The river has been a witness to history too, battles fought on it’s banks, kings passed by it’s side, kingdoms were built, poets wrote on it’s banks. The Kakatiyas, the Chalukyas, the Reddy Rajulu, the Vijayanagara rulers to the Nizam, the British all ruled over it at one point of time or other. Chaitanya Mahaprabhu, the great Hindu preacher had a dip in it’s holy water. Adi Kavi Nanayya wrote the Telugu version of Mahabharat on it’s banks at Rajahmundry, while in the modern era another great son of India, Kandukuri Veerasalingam in Rajahmundry, fought for women’s empowerment and widow remarriage. Nyayapati Subba Rao, one of the founders of the Hindu Samaj in Rajahmundry,  was also one of the 6 founders of the Hindu newspaper. During the freedom movement, Rajahmundry used to reverberate with the sounds of Vande Mataram, and many national leaders like Mahatma Gandhi, Bipin Chandra Pal visited it. From social workers like Durgabai Deshmukh to actresses like Jayaprada, Waheeda Rehman to some of Telugu cinema industry’s renowned directors like Bapu,Vamsi( whose movies reflected the Godavari culture), Dasari Narayan Rao to some of Telugu cinema’s leading stars like Chiranjeevi, Krishnam Raju all hailed from the Godavari region. It still continues with many well known actors, directors, writers in Telugu film industry hailing from the Godavari region.
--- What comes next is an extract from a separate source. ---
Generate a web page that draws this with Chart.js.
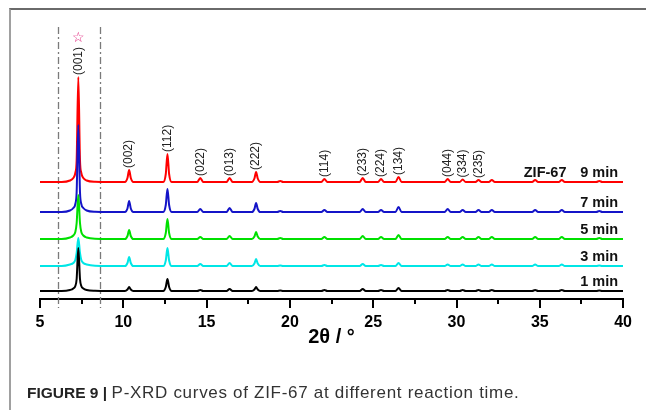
<!DOCTYPE html>
<html>
<head>
<meta charset="utf-8">
<script src="https://cdn.jsdelivr.net/npm/chart.js@4.4.1/dist/chart.umd.min.js"></script>
<style>
  html, body { margin: 0; padding: 0; background: #fff; }
  body { width: 646px; height: 410px; position: relative; overflow: hidden; font-family: "Liberation Sans", Arial, sans-serif; }
  #chart { position: absolute; left: 0; top: 0; }
  #frame { position: absolute; left: 9px; top: 8px; width: 640px; height: 410px; border-left: 2px solid #a0a0a0; border-top: 2px solid #6a6a6a; }
  #caption { position: absolute; left: 27px; top: 383px; color: #222; white-space: nowrap; line-height: 20px; }
  #caption b { font-size: 15.5px; }
  #caption span { font-size: 17px; letter-spacing: 0.7px; color: #333; }
</style>
</head>
<body>
<canvas id="chart" width="646" height="410"></canvas>
<div id="frame"></div>
<div id="caption"><b>FIGURE 9 |</b> <span>P-XRD curves of ZIF-67 at different reaction time.</span></div>
<script>
// 2θ positions (deg) where the curves were read
const twoTheta = [
  5.0, 6.3, 6.8, 7.0, 7.12, 7.2, 7.3, 7.4, 7.48, 7.6, 7.8, 8.3,
  10.1, 10.25, 10.35, 10.45, 10.6,
  12.4, 12.55, 12.65, 12.75, 12.9,
  14.44, 14.62, 14.8,
  16.2, 16.38, 16.56,
  17.72, 17.87, 17.97, 18.07, 18.22,
  19.24, 19.42, 19.6,
  21.89, 22.07, 22.25,
  24.19, 24.37, 24.55,
  25.29, 25.47, 25.65,
  26.34, 26.52, 26.7,
  29.29, 29.47, 29.65,
  30.19, 30.37, 30.55,
  31.14, 31.32, 31.5,
  31.94, 32.12, 32.3,
  34.54, 34.72, 34.9,
  36.14, 36.32, 36.5,
  38.39, 38.57, 38.75,
  40.0
];

// intensity above each curve's baseline (a.u.)
const int9 = [
  0, 0, 1.5, 4, 9, 22, 105, 22, 9, 4, 1.5, 0.3,
  0, 4, 12, 4, 0,
  0, 8, 28, 8, 0,
  0, 4, 0,
  0, 4, 0,
  0, 3.5, 10, 3.5, 0,
  0, 1, 0,
  0, 3, 0,
  0, 4, 0,
  0, 3, 0,
  0, 5, 0,
  0, 3, 0,
  0, 2.5, 0,
  0, 2, 0,
  0, 2, 0,
  0, 2, 0,
  0, 2, 0,
  0, 1, 0,
  0
];
const int7 = [
  0, 0, 1.5, 4, 8, 20, 87, 20, 8, 4, 1.5, 0.3,
  0, 3.5, 11, 3.5, 0,
  0, 7, 23, 7, 0,
  0, 3, 0,
  0, 4, 0,
  0, 3, 9, 3, 0,
  0, 1, 0,
  0, 2, 0,
  0, 3, 0,
  0, 2, 0,
  0, 5, 0,
  0, 3, 0,
  0, 2, 0,
  0, 2, 0,
  0, 2, 0,
  0, 2, 0,
  0, 2, 0,
  0, 1, 0,
  0
];
const int5 = [
  0, 0, 1.5, 3.5, 7, 16, 44, 16, 7, 3.5, 1.5, 0.3,
  0, 3, 9, 3, 0,
  0, 6, 20, 6, 0,
  0, 2, 0,
  0, 3, 0,
  0, 2.5, 7, 2.5, 0,
  0, 1, 0,
  0, 2, 0,
  0, 3, 0,
  0, 2, 0,
  0, 4, 0,
  0, 2, 0,
  0, 2, 0,
  0, 2, 0,
  0, 2, 0,
  0, 2, 0,
  0, 2, 0,
  0, 1, 0,
  0
];
const int3 = [
  0, 0, 1.5, 3, 6, 13, 28, 13, 6, 3, 1.5, 0.3,
  0, 3, 9, 3, 0,
  0, 5.5, 18, 5.5, 0,
  0, 2, 0,
  0, 3, 0,
  0, 2.5, 7, 2.5, 0,
  0, 0.5, 0,
  0, 1, 0,
  0, 2, 0,
  0, 1, 0,
  0, 3, 0,
  0, 1.5, 0,
  0, 1.5, 0,
  0, 1.5, 0,
  0, 1.5, 0,
  0, 1.5, 0,
  0, 1.5, 0,
  0, 0.5, 0,
  0
];
const int1 = [
  0, 0, 1, 2.5, 5, 12, 43, 12, 5, 2.5, 1, 0.3,
  0, 1.5, 4, 1.5, 0,
  0, 4, 12, 4, 0,
  0, 1, 0,
  0, 2, 0,
  0, 1.5, 4, 1.5, 0,
  0, 0.5, 0,
  0, 1, 0,
  0, 2, 0,
  0, 1, 0,
  0, 3, 0,
  0, 1, 0,
  0, 1, 0,
  0, 1, 0,
  0, 1, 0,
  0, 1, 0,
  0, 1, 0,
  0, 0.5, 0,
  0
];

const seriesNames = ["9 min", "7 min", "5 min", "3 min", "1 min"];
const seriesOffsets = [117, 87, 60, 33, 8];
const seriesColors = ["#ff0000", "#1414c8", "#00e000", "#00e6e6", "#000000"];

const hklLabels = ["(001)", "(002)", "(112)", "(022)", "(013)", "(222)", "(114)", "(233)", "(224)", "(134)", "(044)", "(334)", "(235)"];
const hklPos = [7.3, 10.35, 12.65, 14.62, 16.38, 17.97, 22.07, 24.37, 25.47, 26.52, 29.47, 30.37, 31.32];

const minorTicks = [7.5, 12.5, 17.5, 22.5, 27.5, 32.5, 37.5];
const majorTicks = [5, 10, 15, 20, 25, 30, 35, 40];
const dashLines = [6.1, 8.6];

const curves = [int9, int7, int5, int3, int1];

const datasets = curves.map((vals, i) => ({
  label: seriesNames[i],
  data: twoTheta.map((t, j) => ({ x: t, y: seriesOffsets[i] + vals[j] })),
  borderColor: seriesColors[i],
  borderWidth: 2,
  pointRadius: 0,
  fill: false,
  cubicInterpolationMode: "monotone",
  order: 5 - i
}));

const xrdDecor = {
  id: "xrdDecor",
  beforeDatasetsDraw(chart) {
    const { ctx, chartArea, scales: { x } } = chart;
    ctx.save();
    ctx.strokeStyle = "#7a7a7a";
    ctx.lineWidth = 1.3;
    ctx.setLineDash([7, 3, 2, 3]);
    dashLines.forEach((v) => {
      const px = Math.round(x.getPixelForValue(v)) + 0.5;
      ctx.beginPath();
      ctx.moveTo(px, chartArea.top);
      ctx.lineTo(px, chartArea.bottom + 9);
      ctx.stroke();
    });
    ctx.restore();
  },
  afterDraw(chart) {
    const { ctx, chartArea, scales: { x, y } } = chart;
    ctx.save();

    // tick marks
    ctx.strokeStyle = "#000";
    ctx.lineWidth = 2;
    majorTicks.forEach((v) => {
      const px = Math.round(x.getPixelForValue(v));
      ctx.beginPath();
      ctx.moveTo(px, chartArea.bottom);
      ctx.lineTo(px, chartArea.bottom + 9);
      ctx.stroke();
    });
    minorTicks.forEach((v) => {
      const px = Math.round(x.getPixelForValue(v));
      ctx.beginPath();
      ctx.moveTo(px, chartArea.bottom);
      ctx.lineTo(px, chartArea.bottom + 5);
      ctx.stroke();
    });

    // hkl labels above the 9 min peaks
    ctx.font = "12px 'Liberation Sans', Arial, sans-serif";
    ctx.fillStyle = "#222";
    ctx.textAlign = "left";
    ctx.textBaseline = "middle";
    let starY = 0;
    hklLabels.forEach((lab, k) => {
      const idx = twoTheta.indexOf(hklPos[k]);
      const top = y.getPixelForValue(seriesOffsets[0] + int9[idx]);
      const px = x.getPixelForValue(hklPos[k]);
      ctx.save();
      ctx.translate(px, top - 2);
      ctx.rotate(-Math.PI / 2);
      ctx.fillText(lab, 0, 0);
      ctx.restore();
      if (k === 0) starY = top - 2 - ctx.measureText(lab).width - 9;
    });

    // star marker over (001)
    ctx.font = "bold 14px 'DejaVu Sans', sans-serif";
    ctx.fillStyle = "#e0207a";
    ctx.textAlign = "center";
    ctx.fillText("\u2606", x.getPixelForValue(hklPos[0]), starY);

    // curve labels
    ctx.font = "bold 14.5px 'Liberation Sans', Arial, sans-serif";
    ctx.fillStyle = "#111";
    ctx.textAlign = "right";
    seriesNames.forEach((name, i) => {
      ctx.fillText(name, chartArea.right - 5, y.getPixelForValue(seriesOffsets[i]) - 9);
    });
    ctx.fillText("ZIF-67", x.getPixelForValue(36.6), y.getPixelForValue(seriesOffsets[0]) - 9);

    // axis title
    ctx.font = "bold 20px 'Liberation Sans', Arial, sans-serif";
    ctx.textAlign = "center";
    ctx.fillStyle = "#000";
    ctx.fillText("2\u03b8 / \u00b0", (x.left + x.right) / 2, chartArea.bottom + 38);

    ctx.restore();
  }
};

Chart.defaults.font.family = "'Liberation Sans', Arial, sans-serif";

new Chart(document.getElementById("chart"), {
  type: "line",
  data: { datasets },
  options: {
    responsive: false,
    animation: false,
    devicePixelRatio: 1,
    layout: { padding: { left: 40, right: 22, top: 27, bottom: 0 } },
    plugins: { legend: { display: false }, tooltip: { enabled: false } },
    scales: {
      x: {
        type: "linear",
        min: 5,
        max: 40,
        afterFit: (scale) => { scale.height = 111; },
        ticks: {
          stepSize: 5,
          padding: 14,
          color: "#000",
          font: { size: 16, weight: "bold" }
        },
        grid: { display: true, drawOnChartArea: false, drawTicks: false },
        border: { display: true, color: "#000", width: 2 }
      },
      y: {
        display: false,
        min: 0,
        max: 272
      }
    }
  },
  plugins: [xrdDecor]
});
</script>
</body>
</html>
Coringa Wildlife Sanctuary

Antarvedi where Vashista Godavari meets the Sea

It is hard for me to capture all the beauty, the romance, the history, the traditions of the Godavari, in one single post. Keeping in mind the Godavari Pushkarams that will start in July, this is the first in a series, that will look at the places along the river in more detail. Keep watching the space.

About Ratnakar Sadasyula

Blogger with a passion in movies, music,books and history. A techie by profession, and a writer at heart. Author of City of Victory a book on Vijayanagar Empire
This entry was posted in And Quite Flows the Godavari..., Andhra Pradesh, Godavari, Telangana and tagged , . Bookmark the permalink.

4 Responses to And Quite Flows the Godavari….

  1. Pic 5 & 6, is that Papi kondalu?

  2. seshachary says:

    Very informative article. Eagerly look forward to other articles on the subject.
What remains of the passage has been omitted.